Lawbook: What do you feel separates your approach in advising and working with clients versus other attorneys out there who are working within the same industries you are?
Sakowitz: My goal in every deal is to negotiate the best terms for the client, but to ultimately get the deal done. I’m always trying to find solutions and build bridges between counsel and counterparties. Recently, our client in a co-invest consortium said at the conclusion of a 20-person call that it was the least painful issues list walk-through with a lawyer they’d ever had. That’s the goal.
Lawbook: What are your expectations for M&A for the rest of 2025?
Sakowitz: I am hopeful that infrastructure buyouts, joint ventures and structured equity will continue to be bright spots in the otherwise choppy M&A deal market.
Lawbook: What is keeping you busy this year?
Sakowitz: In addition to the regular M&A deal work, an increasing amount of my practice is advising clients on minority equity investments by private equity and credit funds in strategic companies in the infrastructure space. I’ve worked with clients on both sides of these transactions.

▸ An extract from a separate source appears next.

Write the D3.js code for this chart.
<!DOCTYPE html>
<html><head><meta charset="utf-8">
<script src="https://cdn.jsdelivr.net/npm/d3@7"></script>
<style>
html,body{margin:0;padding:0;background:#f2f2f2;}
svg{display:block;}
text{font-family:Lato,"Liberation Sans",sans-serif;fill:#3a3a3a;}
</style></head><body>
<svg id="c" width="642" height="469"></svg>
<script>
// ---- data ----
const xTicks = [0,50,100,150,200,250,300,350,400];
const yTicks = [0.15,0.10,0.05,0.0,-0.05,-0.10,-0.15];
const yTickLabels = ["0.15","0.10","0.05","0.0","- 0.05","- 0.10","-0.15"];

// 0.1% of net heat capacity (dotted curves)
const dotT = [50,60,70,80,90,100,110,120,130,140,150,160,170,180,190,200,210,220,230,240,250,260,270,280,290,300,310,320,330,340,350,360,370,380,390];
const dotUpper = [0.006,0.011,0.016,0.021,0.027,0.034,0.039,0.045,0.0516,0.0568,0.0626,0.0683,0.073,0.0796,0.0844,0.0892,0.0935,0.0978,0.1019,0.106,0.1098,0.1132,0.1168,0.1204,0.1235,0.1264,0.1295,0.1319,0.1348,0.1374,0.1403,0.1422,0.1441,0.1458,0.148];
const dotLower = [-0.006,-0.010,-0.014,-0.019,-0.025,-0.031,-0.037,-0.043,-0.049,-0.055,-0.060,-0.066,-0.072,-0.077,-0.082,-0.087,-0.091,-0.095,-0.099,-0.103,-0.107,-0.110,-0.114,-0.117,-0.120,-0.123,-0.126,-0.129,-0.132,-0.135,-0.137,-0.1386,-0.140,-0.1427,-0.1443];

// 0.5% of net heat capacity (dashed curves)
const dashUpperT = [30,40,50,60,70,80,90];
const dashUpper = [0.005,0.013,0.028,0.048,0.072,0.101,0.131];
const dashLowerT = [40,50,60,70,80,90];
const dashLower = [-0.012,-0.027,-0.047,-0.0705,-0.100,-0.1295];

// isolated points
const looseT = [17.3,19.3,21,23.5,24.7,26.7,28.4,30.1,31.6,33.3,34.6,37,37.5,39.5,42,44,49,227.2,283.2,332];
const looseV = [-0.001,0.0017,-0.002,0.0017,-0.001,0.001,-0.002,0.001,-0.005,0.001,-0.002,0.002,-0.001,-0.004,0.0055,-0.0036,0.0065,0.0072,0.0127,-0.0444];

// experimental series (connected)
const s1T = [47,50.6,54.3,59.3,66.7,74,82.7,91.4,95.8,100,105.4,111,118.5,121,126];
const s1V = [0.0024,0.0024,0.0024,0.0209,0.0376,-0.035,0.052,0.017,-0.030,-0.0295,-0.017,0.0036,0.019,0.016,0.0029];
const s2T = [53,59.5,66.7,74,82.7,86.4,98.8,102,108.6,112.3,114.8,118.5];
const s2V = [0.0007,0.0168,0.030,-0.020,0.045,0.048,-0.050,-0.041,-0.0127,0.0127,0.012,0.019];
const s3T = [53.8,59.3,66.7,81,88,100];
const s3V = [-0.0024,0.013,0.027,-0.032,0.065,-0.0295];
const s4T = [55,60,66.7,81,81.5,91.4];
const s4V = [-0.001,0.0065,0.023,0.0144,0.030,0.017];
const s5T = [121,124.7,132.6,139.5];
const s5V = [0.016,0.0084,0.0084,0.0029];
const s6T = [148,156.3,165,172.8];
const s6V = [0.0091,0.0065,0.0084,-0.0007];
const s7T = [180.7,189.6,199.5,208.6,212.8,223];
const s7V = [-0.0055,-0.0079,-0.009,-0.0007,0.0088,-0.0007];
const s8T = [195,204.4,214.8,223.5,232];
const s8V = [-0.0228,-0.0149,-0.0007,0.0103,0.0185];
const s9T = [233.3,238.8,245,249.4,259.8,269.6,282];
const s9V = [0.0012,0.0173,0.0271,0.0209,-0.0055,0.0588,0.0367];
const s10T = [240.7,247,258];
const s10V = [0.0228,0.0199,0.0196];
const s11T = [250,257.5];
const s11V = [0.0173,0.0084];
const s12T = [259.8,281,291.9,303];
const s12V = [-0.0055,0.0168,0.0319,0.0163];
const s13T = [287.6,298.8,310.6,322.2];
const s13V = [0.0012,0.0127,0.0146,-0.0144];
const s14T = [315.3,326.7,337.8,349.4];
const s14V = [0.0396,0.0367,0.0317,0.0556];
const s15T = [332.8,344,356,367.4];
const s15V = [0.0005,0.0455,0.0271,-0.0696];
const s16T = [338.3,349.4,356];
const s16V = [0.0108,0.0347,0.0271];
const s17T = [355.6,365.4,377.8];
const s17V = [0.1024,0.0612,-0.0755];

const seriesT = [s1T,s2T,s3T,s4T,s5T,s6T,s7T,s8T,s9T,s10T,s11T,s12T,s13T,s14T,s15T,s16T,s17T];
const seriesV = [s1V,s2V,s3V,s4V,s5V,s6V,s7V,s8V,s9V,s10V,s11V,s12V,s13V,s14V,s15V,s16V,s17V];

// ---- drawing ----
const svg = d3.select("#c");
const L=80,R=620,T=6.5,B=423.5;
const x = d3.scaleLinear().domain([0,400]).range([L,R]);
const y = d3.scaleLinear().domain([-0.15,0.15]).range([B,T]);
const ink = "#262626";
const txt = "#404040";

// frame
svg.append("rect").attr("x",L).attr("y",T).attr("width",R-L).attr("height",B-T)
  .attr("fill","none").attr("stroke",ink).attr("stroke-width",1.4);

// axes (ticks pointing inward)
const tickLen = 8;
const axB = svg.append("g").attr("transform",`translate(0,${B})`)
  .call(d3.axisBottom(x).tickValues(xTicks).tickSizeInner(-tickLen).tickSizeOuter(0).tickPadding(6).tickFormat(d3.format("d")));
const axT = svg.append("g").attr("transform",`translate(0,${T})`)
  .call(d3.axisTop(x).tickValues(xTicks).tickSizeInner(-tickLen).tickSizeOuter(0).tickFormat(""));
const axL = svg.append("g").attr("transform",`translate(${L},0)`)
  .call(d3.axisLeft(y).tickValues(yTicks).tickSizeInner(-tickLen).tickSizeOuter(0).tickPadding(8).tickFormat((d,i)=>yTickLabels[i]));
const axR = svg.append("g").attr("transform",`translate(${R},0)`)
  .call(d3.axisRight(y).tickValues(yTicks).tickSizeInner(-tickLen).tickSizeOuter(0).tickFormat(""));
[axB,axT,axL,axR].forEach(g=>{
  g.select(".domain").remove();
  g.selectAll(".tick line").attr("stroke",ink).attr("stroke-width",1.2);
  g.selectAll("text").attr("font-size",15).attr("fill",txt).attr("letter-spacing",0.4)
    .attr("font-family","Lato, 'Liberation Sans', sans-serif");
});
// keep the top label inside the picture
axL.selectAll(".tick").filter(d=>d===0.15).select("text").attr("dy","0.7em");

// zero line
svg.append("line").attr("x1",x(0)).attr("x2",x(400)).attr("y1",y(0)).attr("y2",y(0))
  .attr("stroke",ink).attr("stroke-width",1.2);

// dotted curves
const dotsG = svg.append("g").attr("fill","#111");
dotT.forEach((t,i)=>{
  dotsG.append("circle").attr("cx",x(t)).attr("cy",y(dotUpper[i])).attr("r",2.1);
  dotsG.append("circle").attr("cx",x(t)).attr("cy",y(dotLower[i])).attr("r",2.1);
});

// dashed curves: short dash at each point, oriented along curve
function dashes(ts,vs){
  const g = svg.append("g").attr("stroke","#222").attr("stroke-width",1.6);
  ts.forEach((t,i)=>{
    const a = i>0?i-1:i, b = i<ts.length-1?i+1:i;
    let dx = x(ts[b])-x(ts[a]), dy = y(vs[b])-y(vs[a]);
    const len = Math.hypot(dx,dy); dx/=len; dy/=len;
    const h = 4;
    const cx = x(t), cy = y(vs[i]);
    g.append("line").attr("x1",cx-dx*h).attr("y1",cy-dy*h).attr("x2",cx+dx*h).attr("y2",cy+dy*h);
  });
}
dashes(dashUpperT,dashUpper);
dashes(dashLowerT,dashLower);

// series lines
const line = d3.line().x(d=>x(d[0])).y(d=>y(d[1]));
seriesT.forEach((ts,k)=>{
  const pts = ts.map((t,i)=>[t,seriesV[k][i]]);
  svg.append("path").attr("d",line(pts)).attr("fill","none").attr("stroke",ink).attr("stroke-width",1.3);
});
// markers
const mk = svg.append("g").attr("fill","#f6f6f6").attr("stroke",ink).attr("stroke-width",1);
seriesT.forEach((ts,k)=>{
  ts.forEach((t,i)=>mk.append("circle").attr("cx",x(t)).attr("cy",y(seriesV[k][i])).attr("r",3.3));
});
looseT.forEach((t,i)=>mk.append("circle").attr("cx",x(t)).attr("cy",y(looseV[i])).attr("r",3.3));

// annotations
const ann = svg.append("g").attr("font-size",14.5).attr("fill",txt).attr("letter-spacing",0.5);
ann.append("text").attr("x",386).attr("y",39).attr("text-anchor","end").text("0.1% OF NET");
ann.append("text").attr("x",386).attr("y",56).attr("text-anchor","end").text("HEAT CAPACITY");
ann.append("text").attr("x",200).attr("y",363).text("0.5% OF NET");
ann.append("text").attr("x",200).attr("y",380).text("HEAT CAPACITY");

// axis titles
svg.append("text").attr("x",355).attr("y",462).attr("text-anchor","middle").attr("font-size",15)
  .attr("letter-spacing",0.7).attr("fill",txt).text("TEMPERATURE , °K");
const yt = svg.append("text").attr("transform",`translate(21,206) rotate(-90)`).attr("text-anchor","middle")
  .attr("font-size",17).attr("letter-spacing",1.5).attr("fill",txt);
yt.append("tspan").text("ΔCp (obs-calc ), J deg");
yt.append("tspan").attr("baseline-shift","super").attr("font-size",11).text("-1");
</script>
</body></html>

For example, earlier this month, I represented Blackstone in signing its investment in Rogers Communications, and in late 2024, I advised EQT Corporation in connection with an investment in its regulated midstream assets. This type of transaction is an equity financing solution that allows strategics to raise significant capital to fund capital projects and maintain operational control without materially impacting leverage.